* [SOURCE MATERIAL]:

/---

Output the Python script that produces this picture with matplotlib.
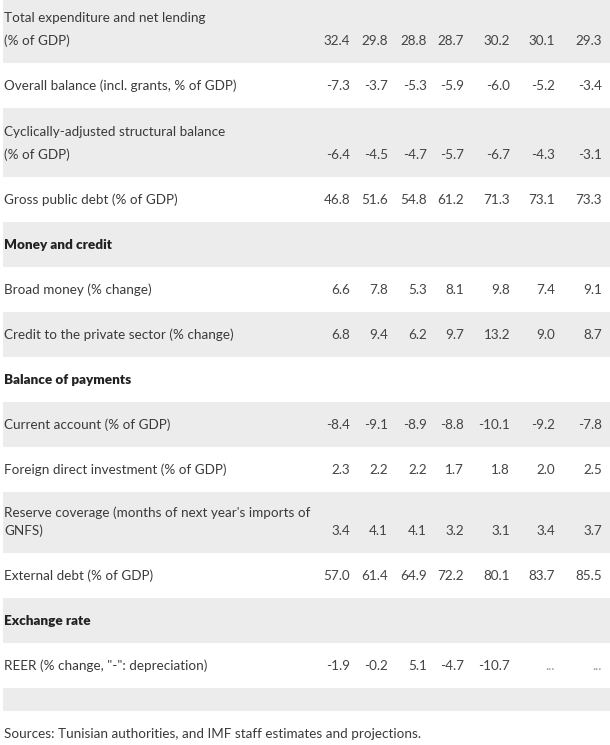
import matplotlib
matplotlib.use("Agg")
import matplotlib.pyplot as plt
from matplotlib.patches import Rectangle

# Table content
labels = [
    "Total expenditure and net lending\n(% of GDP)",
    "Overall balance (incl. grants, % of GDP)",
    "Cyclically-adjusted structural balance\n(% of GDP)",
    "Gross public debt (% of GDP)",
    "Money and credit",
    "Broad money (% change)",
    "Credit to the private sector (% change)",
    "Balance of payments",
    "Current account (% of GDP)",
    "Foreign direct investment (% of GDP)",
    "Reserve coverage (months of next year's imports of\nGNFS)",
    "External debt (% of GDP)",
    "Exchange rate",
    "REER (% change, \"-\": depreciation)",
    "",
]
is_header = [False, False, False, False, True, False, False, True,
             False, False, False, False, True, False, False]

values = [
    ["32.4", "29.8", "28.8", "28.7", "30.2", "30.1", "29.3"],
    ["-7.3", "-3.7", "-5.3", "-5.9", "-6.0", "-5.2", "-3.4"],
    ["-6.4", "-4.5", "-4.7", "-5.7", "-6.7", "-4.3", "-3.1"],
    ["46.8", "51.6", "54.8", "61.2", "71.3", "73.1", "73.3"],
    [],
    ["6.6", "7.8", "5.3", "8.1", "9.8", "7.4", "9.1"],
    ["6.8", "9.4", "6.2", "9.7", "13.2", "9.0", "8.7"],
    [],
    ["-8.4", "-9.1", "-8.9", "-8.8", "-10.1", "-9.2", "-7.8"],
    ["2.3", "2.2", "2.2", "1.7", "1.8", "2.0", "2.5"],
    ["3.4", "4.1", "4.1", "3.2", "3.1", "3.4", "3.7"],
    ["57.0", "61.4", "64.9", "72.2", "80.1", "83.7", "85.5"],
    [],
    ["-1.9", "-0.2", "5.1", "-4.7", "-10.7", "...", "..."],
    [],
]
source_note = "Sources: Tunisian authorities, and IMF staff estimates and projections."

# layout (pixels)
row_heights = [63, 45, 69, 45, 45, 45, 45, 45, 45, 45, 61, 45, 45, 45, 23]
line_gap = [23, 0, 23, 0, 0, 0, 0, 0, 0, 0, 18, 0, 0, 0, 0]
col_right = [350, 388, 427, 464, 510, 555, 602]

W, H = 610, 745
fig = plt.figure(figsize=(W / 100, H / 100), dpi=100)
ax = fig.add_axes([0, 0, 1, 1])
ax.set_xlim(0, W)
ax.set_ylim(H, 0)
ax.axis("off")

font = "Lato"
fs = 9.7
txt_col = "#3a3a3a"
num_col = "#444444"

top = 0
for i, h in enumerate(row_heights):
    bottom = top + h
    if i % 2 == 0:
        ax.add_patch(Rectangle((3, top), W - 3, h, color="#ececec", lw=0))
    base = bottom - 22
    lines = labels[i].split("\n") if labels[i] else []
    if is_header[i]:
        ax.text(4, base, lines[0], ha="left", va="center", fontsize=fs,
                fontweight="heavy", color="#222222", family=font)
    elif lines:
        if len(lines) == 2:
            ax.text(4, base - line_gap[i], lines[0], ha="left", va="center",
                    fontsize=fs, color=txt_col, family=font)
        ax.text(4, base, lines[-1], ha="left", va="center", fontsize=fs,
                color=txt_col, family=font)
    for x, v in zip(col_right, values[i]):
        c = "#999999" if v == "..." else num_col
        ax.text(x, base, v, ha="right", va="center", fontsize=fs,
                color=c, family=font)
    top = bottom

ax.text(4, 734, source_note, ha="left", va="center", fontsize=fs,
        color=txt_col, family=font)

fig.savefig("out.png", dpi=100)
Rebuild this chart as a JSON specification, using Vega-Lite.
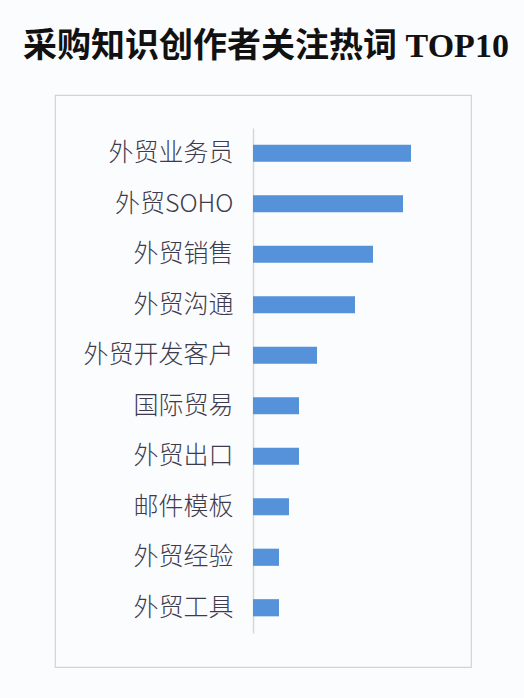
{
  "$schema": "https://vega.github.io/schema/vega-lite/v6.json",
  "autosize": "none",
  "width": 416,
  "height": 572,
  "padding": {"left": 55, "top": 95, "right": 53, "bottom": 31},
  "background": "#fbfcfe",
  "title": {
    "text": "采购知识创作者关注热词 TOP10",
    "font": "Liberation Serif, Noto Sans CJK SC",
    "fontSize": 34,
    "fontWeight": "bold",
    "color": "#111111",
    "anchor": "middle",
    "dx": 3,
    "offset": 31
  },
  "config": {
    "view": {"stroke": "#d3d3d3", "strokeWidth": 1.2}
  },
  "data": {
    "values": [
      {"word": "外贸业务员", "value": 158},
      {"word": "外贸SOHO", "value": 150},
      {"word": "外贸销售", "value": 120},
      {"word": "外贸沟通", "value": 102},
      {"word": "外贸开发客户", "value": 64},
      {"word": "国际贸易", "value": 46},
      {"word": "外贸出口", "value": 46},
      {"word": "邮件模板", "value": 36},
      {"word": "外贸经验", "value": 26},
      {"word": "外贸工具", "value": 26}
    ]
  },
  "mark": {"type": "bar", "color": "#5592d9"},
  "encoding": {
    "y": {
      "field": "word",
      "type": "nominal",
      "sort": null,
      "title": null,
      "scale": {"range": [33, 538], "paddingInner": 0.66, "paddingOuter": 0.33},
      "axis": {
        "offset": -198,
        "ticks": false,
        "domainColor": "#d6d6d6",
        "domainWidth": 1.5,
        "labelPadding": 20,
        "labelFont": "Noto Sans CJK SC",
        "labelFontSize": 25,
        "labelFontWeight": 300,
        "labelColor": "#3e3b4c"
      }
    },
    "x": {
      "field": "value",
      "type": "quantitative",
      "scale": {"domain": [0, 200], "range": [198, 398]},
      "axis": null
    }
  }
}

\---

* [WHAT THIS TASK INVOLVES]:
Transcribe all of the entries word for word, but skip any pictures they contain.

* [SOLUTION FOR THIS EXERCISE]:
Output the Python script that produces this picture with matplotlib.
import matplotlib
matplotlib.use("Agg")
import matplotlib.pyplot as plt
from matplotlib.patches import Rectangle

# Table content
labels = [
    "Total expenditure and net lending\n(% of GDP)",
    "Overall balance (incl. grants, % of GDP)",
    "Cyclically-adjusted structural balance\n(% of GDP)",
    "Gross public debt (% of GDP)",
    "Money and credit",
    "Broad money (% change)",
    "Credit to the private sector (% change)",
    "Balance of payments",
    "Current account (% of GDP)",
    "Foreign direct investment (% of GDP)",
    "Reserve coverage (months of next year's imports of\nGNFS)",
    "External debt (% of GDP)",
    "Exchange rate",
    "REER (% change, \"-\": depreciation)",
    "",
]
is_header = [False, False, False, False, True, False, False, True,
             False, False, False, False, True, False, False]

values = [
    ["32.4", "29.8", "28.8", "28.7", "30.2", "30.1", "29.3"],
    ["-7.3", "-3.7", "-5.3", "-5.9", "-6.0", "-5.2", "-3.4"],
    ["-6.4", "-4.5", "-4.7", "-5.7", "-6.7", "-4.3", "-3.1"],
    ["46.8", "51.6", "54.8", "61.2", "71.3", "73.1", "73.3"],
    [],
    ["6.6", "7.8", "5.3", "8.1", "9.8", "7.4", "9.1"],
    ["6.8", "9.4", "6.2", "9.7", "13.2", "9.0", "8.7"],
    [],
    ["-8.4", "-9.1", "-8.9", "-8.8", "-10.1", "-9.2", "-7.8"],
    ["2.3", "2.2", "2.2", "1.7", "1.8", "2.0", "2.5"],
    ["3.4", "4.1", "4.1", "3.2", "3.1", "3.4", "3.7"],
    ["57.0", "61.4", "64.9", "72.2", "80.1", "83.7", "85.5"],
    [],
    ["-1.9", "-0.2", "5.1", "-4.7", "-10.7", "...", "..."],
    [],
]
source_note = "Sources: Tunisian authorities, and IMF staff estimates and projections."

# layout (pixels)
row_heights = [63, 45, 69, 45, 45, 45, 45, 45, 45, 45, 61, 45, 45, 45, 23]
line_gap = [23, 0, 23, 0, 0, 0, 0, 0, 0, 0, 18, 0, 0, 0, 0]
col_right = [350, 388, 427, 464, 510, 555, 602]

W, H = 610, 745
fig = plt.figure(figsize=(W / 100, H / 100), dpi=100)
ax = fig.add_axes([0, 0, 1, 1])
ax.set_xlim(0, W)
ax.set_ylim(H, 0)
ax.axis("off")

font = "Lato"
fs = 9.7
txt_col = "#3a3a3a"
num_col = "#444444"

top = 0
for i, h in enumerate(row_heights):
    bottom = top + h
    if i % 2 == 0:
        ax.add_patch(Rectangle((3, top), W - 3, h, color="#ececec", lw=0))
    base = bottom - 22
    lines = labels[i].split("\n") if labels[i] else []
    if is_header[i]:
        ax.text(4, base, lines[0], ha="left", va="center", fontsize=fs,
                fontweight="heavy", color="#222222", family=font)
    elif lines:
        if len(lines) == 2:
            ax.text(4, base - line_gap[i], lines[0], ha="left", va="center",
                    fontsize=fs, color=txt_col, family=font)
        ax.text(4, base, lines[-1], ha="left", va="center", fontsize=fs,
                color=txt_col, family=font)
    for x, v in zip(col_right, values[i]):
        c = "#999999" if v == "..." else num_col
        ax.text(x, base, v, ha="right", va="center", fontsize=fs,
                color=c, family=font)
    top = bottom

ax.text(4, 734, source_note, ha="left", va="center", fontsize=fs,
        color=txt_col, family=font)

fig.savefig("out.png", dpi=100)
Rebuild this chart as a JSON specification, using Vega-Lite.
{
  "$schema": "https://vega.github.io/schema/vega-lite/v6.json",
  "autosize": "none",
  "width": 416,
  "height": 572,
  "padding": {"left": 55, "top": 95, "right": 53, "bottom": 31},
  "background": "#fbfcfe",
  "title": {
    "text": "采购知识创作者关注热词 TOP10",
    "font": "Liberation Serif, Noto Sans CJK SC",
    "fontSize": 34,
    "fontWeight": "bold",
    "color": "#111111",
    "anchor": "middle",
    "dx": 3,
    "offset": 31
  },
  "config": {
    "view": {"stroke": "#d3d3d3", "strokeWidth": 1.2}
  },
  "data": {
    "values": [
      {"word": "外贸业务员", "value": 158},
      {"word": "外贸SOHO", "value": 150},
      {"word": "外贸销售", "value": 120},
      {"word": "外贸沟通", "value": 102},
      {"word": "外贸开发客户", "value": 64},
      {"word": "国际贸易", "value": 46},
      {"word": "外贸出口", "value": 46},
      {"word": "邮件模板", "value": 36},
      {"word": "外贸经验", "value": 26},
      {"word": "外贸工具", "value": 26}
    ]
  },
  "mark": {"type": "bar", "color": "#5592d9"},
  "encoding": {
    "y": {
      "field": "word",
      "type": "nominal",
      "sort": null,
      "title": null,
      "scale": {"range": [33, 538], "paddingInner": 0.66, "paddingOuter": 0.33},
      "axis": {
        "offset": -198,
        "ticks": false,
        "domainColor": "#d6d6d6",
        "domainWidth": 1.5,
        "labelPadding": 20,
        "labelFont": "Noto Sans CJK SC",
        "labelFontSize": 25,
        "labelFontWeight": 300,
        "labelColor": "#3e3b4c"
      }
    },
    "x": {
      "field": "value",
      "type": "quantitative",
      "scale": {"domain": [0, 200], "range": [198, 398]},
      "axis": null
    }
  }
}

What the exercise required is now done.